Project by Emirhan Akin
“Cleaners are invisible (also in valuative terms) and the final product of their work needs to be invisible, too. After a cleaning day, I share my invisibility with the waste of the creative minds, either in trash bins or in toilets. “The distasteful needs to be removed behind the scenes of social life,” writes Norbert Elias in The Civilizing Process. As once-called uncivilised, I would like to start to unfold the obscure structural dynamics within the European context to gain deeper understanding of the societal, economic, and political interactions behind the scene of this (my) immigrant work.”

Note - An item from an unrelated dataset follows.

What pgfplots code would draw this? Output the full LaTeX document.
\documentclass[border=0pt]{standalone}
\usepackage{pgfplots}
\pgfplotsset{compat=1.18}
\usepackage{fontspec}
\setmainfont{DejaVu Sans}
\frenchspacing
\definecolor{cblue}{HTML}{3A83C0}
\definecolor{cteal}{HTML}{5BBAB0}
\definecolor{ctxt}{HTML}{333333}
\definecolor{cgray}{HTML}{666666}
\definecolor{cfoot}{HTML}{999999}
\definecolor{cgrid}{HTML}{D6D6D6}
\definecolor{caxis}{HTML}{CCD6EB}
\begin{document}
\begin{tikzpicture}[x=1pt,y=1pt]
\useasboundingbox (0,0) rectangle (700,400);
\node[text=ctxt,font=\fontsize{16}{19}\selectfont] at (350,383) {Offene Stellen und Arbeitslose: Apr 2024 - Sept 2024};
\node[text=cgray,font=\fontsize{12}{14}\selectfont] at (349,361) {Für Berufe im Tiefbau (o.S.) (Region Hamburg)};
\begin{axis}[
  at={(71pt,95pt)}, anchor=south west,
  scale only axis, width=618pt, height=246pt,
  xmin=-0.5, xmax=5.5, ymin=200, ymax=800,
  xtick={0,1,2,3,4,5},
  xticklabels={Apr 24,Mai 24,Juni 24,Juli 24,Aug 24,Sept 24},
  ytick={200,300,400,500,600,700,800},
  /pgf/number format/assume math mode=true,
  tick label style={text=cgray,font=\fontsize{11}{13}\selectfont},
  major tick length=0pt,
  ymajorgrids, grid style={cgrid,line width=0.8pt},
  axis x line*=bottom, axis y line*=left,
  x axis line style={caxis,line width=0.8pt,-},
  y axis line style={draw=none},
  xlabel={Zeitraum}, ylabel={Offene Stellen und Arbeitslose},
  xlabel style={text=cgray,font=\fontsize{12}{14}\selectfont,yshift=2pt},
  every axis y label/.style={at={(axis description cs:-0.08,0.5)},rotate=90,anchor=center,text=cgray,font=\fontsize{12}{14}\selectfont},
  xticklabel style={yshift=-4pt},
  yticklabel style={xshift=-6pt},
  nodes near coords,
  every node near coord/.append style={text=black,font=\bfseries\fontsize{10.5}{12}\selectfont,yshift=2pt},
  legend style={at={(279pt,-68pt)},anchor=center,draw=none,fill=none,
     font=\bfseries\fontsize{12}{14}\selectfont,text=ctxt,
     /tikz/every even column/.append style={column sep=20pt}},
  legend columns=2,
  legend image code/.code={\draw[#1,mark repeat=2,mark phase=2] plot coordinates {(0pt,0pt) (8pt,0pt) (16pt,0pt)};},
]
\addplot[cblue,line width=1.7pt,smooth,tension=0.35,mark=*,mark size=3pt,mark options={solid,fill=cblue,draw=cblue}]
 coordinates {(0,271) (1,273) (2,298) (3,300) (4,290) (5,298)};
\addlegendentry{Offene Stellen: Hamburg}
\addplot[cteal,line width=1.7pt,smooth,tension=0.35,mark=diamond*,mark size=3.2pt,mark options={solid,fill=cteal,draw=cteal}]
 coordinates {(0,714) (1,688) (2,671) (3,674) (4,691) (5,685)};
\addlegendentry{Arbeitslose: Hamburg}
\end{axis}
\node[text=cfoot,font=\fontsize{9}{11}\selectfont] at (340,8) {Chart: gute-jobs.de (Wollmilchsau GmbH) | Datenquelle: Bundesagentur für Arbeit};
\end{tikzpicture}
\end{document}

By rethinking the notions of working, exhaustion, and the slash between the precariat/artist, Emirhan aims to unearth the embodied knowledge he has stored from the cleaning job he has been working for to sustain his art practice, to draw parallels between the durational performance pieces (eventually performance art) and the word cleaning (and it’s political, historical and societal connotations). To dissect this immigrant work (and it’s economy of exhaustion which is accumulated in the muscle memory) he plans to focus on the invisibility (of both the cleaner and the end product) as in material and medium (he plans to use). Therefore, (not fixed/could potentially change) he is interested in working with sound whether it’s field recording of the non-spaces (areas that are overlooked, neglected, transitional in nature or might not be designed for human interaction) or a transcription of a conversation during an encounter (with human and non-human).
By researching the architectural approach to the non-spaces of the city (and the residency-space) he aims to intervene those undefined-areas with these sonic experiments.

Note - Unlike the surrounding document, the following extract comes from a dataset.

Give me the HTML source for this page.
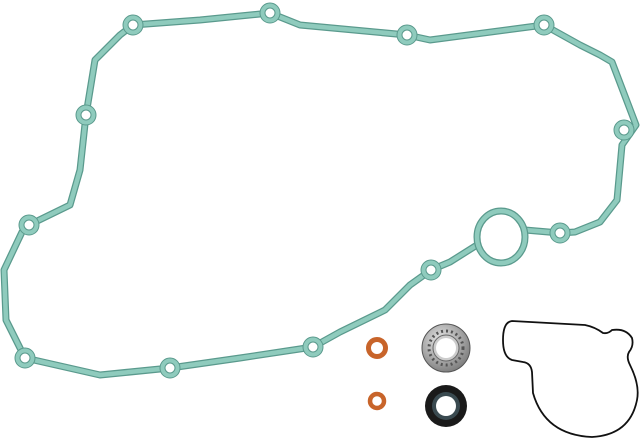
<!DOCTYPE html>
<html><head><style>html,body{margin:0;padding:0;background:#fff;width:640px;height:440px;overflow:hidden}</style></head>
<body>
<svg width="640" height="440" viewBox="0 0 640 440" xmlns="http://www.w3.org/2000/svg">
<defs>
<radialGradient id="brg" cx="0.4" cy="0.35" r="0.7"><stop offset="0" stop-color="#e8e8e8"/><stop offset="1" stop-color="#7a7a7a"/></radialGradient>
</defs>
<g stroke-linejoin="round" stroke-linecap="round" fill="none">
<path id="p" d="M477,245 L450,262 L431,270 L410,285 L385,310 L340,332 L313,347 L240,358 L170,368 L100,375 L25,358 L6,320 L4,270 L22,232 L29,225 L70,205 L80,170 L86,115 L95,60 L120,35 L133,25 L200,20 L270,13 L300,25 L407,35 L430,40 L544,25 L580,45 L600,55 L612,62 L636,125 L622,145 L617,200 L600,222 L575,232 L560,233 L525,230" stroke="#5a9a8d" stroke-width="7"/>
<path d="M477,245 L450,262 L431,270 L410,285 L385,310 L340,332 L313,347 L240,358 L170,368 L100,375 L25,358 L6,320 L4,270 L22,232 L29,225 L70,205 L80,170 L86,115 L95,60 L120,35 L133,25 L200,20 L270,13 L300,25 L407,35 L430,40 L544,25 L580,45 L600,55 L612,62 L636,125 L622,145 L617,200 L600,222 L575,232 L560,233 L525,230" stroke="#8fcbbd" stroke-width="4.5"/>
<ellipse cx="501" cy="237" rx="24" ry="26" stroke="#5a9a8d" stroke-width="7"/>
<ellipse cx="501" cy="237" rx="24" ry="26" stroke="#8fcbbd" stroke-width="4.5"/>
</g>
<g fill="#8fcbbd" stroke="#5a9a8d" stroke-width="1">
<circle cx="133" cy="25" r="10"/><circle cx="270" cy="13" r="10"/><circle cx="407" cy="35" r="10"/><circle cx="544" cy="25" r="10"/><circle cx="624" cy="130" r="10"/><circle cx="560" cy="233" r="10"/><circle cx="431" cy="270" r="10"/><circle cx="313" cy="347" r="10"/><circle cx="170" cy="368" r="10"/><circle cx="25" cy="358" r="10"/><circle cx="29" cy="225" r="10"/><circle cx="86" cy="115" r="10"/>
</g>
<g fill="#fff" stroke="#5a9a8d" stroke-width="1">
<circle cx="133" cy="25" r="5"/><circle cx="270" cy="13" r="5"/><circle cx="407" cy="35" r="5"/><circle cx="544" cy="25" r="5"/><circle cx="624" cy="130" r="5"/><circle cx="560" cy="233" r="5"/><circle cx="431" cy="270" r="5"/><circle cx="313" cy="347" r="5"/><circle cx="170" cy="368" r="5"/><circle cx="25" cy="358" r="5"/><circle cx="29" cy="225" r="5"/><circle cx="86" cy="115" r="5"/>
</g>
<circle cx="377" cy="348" r="8.5" fill="none" stroke="#c8642a" stroke-width="5"/>
<circle cx="377" cy="401" r="7" fill="none" stroke="#c8642a" stroke-width="4.5"/>
<circle cx="446" cy="348" r="24" fill="url(#brg)" stroke="#555" stroke-width="1"/>
<circle cx="446" cy="348" r="17" fill="none" stroke="#555" stroke-width="3" stroke-dasharray="2 3"/>
<circle cx="446" cy="348" r="13" fill="#ccc" stroke="#666" stroke-width="1"/>
<circle cx="446" cy="348" r="10" fill="#fff"/>
<circle cx="446" cy="406" r="21" fill="#1a1a1a"/>
<circle cx="446" cy="406" r="14" fill="#3a4a50"/>
<circle cx="446" cy="406" r="10" fill="#fff"/>
<path d="M512,321 L585,325 Q595,327 603,333 Q608,334 612,330 Q626,328 632,338 Q634,346 629,352 Q626,357 630,365 Q640,385 637,400 Q630,435 592,437 Q545,435 533,393 L532,372 Q531,363 523,362 L512,360 Q503,357 503,340 Q503,322 512,321 Z" fill="none" stroke="#111" stroke-width="1.8" stroke-linejoin="round"/>
</svg>
</body></html>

Anthropologist Mary Douglas’ argued in her book Purity and Danger (published in 1960), dirt as a ‘matter out of place’ came to be seen as repellent not because of its inherent foulness but because its existence could not be reconciled with the patterns and assumptions undergirding the existing social order. As artist delves into his research on ‘cleaning’ he considers these perpetual ouroboros of immigration patterns inevitable to go unseen. To be able to access the archival knowledge of the past (and present) immigration policies, he plans to visit any possible institutions (with archive) within the town of Hollabrunn.